De onde vêm suas ideias? Há um conjunto de hábitos que você cultiva para se manter criativa?
Leio muito. Os livros sempre foram meus grandes amigos. Desde menina, quando eu ia à biblioteca da minha cidadezinha, sentia que os livros abriam a janela do meu coração. Era como viajar e voltar apaixonada, cheia de vida para o meu cotidiano. Ainda hoje sinto assim. Não sei o que seria de mim sem os livros. Mas os livros são uma janela para a fonte maior, que é a própria vida. Eu tenho paixão pelas pessoas, sou fascinada pelo coração humano, esse jardim cheio de pérolas e espinhos. Desde menina eu sonhava em ter como profissão uma “descobridora de corações”. O ser humano me comove em tudo, em sua glória e em sua miséria. A vida me causa espanto constante. Os restos de qualquer coisa me comovem. Um sorriso, os pés de alguém andando na rua, um gesto… qualquer coisa humana me comove e por isso eu escrevo.

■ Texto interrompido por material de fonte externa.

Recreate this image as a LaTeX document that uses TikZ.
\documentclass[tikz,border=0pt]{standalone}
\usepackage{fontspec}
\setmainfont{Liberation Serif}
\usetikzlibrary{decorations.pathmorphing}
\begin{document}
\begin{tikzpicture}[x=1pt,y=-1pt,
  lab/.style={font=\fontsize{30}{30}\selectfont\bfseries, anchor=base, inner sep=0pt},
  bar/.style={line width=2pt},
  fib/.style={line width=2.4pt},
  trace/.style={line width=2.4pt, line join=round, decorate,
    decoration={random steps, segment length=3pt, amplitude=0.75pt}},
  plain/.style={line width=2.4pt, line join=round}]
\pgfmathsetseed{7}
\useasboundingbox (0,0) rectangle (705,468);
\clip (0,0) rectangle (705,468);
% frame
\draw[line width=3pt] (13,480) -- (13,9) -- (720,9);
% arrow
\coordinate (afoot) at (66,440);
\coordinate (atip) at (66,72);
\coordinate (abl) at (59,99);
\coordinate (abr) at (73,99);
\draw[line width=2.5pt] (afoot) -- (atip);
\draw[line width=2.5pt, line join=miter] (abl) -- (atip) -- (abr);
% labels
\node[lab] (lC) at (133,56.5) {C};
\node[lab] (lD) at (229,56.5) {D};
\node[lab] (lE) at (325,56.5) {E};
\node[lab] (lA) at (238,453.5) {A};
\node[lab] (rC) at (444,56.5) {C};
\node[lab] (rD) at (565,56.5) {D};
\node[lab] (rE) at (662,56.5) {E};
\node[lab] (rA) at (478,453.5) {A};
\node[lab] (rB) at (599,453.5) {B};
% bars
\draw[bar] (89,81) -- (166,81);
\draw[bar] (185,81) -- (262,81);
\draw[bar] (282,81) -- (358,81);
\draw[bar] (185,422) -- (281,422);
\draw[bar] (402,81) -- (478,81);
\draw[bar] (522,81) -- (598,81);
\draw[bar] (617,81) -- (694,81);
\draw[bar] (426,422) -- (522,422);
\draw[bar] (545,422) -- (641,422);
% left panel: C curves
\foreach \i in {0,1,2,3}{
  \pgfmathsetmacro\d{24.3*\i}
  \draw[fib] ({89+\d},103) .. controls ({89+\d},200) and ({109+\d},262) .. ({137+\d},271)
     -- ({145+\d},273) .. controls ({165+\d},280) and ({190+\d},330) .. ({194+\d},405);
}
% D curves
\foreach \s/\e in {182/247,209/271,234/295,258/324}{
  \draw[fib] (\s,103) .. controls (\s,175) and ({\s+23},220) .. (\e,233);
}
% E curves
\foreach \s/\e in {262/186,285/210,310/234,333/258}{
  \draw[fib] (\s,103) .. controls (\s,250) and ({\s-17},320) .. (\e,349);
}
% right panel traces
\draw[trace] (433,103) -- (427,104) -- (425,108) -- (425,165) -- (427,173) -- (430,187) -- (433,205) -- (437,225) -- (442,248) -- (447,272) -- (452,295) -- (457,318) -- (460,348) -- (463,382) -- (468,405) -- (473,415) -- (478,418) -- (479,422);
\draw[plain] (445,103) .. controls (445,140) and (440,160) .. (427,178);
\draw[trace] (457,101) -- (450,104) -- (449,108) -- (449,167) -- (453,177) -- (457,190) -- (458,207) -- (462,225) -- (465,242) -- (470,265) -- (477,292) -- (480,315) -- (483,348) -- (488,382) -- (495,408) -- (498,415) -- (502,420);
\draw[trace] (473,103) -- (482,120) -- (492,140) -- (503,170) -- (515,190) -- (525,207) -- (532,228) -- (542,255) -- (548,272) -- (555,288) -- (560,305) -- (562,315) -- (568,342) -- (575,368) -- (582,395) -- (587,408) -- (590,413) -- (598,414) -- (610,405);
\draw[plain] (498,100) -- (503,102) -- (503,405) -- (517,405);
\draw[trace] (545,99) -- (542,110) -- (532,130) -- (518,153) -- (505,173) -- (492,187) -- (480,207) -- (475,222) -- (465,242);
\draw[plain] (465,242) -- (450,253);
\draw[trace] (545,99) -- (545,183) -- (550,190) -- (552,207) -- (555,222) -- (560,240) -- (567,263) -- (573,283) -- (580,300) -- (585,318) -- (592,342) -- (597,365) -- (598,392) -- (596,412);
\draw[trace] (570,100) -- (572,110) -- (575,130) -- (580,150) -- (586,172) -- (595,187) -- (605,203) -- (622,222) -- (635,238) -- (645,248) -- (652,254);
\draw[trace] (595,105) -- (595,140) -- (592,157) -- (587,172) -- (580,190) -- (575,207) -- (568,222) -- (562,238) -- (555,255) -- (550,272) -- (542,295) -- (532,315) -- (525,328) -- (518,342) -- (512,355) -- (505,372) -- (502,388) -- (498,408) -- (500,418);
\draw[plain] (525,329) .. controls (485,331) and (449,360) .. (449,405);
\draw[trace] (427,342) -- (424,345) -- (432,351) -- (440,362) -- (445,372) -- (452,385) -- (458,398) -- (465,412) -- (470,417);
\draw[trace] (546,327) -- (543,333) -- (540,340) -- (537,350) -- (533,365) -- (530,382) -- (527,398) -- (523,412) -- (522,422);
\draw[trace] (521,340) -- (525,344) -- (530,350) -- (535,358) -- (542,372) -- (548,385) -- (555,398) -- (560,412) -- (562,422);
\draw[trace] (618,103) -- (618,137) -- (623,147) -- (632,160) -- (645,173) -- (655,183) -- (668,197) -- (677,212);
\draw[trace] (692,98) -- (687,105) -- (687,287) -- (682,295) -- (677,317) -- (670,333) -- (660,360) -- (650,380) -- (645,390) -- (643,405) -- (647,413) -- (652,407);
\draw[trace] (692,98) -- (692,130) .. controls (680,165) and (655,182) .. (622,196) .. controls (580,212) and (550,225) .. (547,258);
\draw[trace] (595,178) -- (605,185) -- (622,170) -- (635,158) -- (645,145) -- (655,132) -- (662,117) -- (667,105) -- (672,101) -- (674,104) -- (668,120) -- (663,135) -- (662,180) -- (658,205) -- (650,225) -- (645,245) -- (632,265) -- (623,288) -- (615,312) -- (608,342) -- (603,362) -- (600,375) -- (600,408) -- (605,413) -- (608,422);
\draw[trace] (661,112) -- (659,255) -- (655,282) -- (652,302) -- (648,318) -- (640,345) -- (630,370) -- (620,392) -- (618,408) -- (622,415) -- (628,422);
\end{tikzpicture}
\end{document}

O que você acha que mudou no seu processo de escrita ao longo dos anos? O que você diria a si mesma se pudesse voltar à escrita de seus primeiros textos?
Gosto de pensar que, em essência, tudo que escrevo nasceu da primeira linha que escrevi. Aquela inocência, aquele sonho de ter a literatura como instrumento para apalpar a vida continuam. É claro que, com o tempo, a gente vai aperfeiçoando o trato com a linguagem, vai amadurecendo o uso das palavras. A gente desperdiça menos os verbos. Sinto que hoje no começo eu tocava a superfície, e agora consigo ir mais fundo. A linguagem é uma água caudalosa, profunda, cheia de intempéries. Há que se navegar com cuidado, velejar com amor às essas águas. Fiquei mais consciente dessa responsabilidade. Eu não me levo muito a sério (hehehe), mas levo muito a sério meu trabalho. Sei o valor de cada palavra. Para chegar ao coração de uma palavra é preciso ir até o inferno buscá-la.
Que projeto você gostaria de fazer, mas ainda não começou? Que livro você gostaria de ler e ele ainda não existe?
Vou responder com uma frase de uma autora que eu adoro, a norte-americana Toni Morrison. Foi ela quem disse: “Se há um livro que você quer ler, mas ele não existe, escreva-o”. Talvez eu o escreva.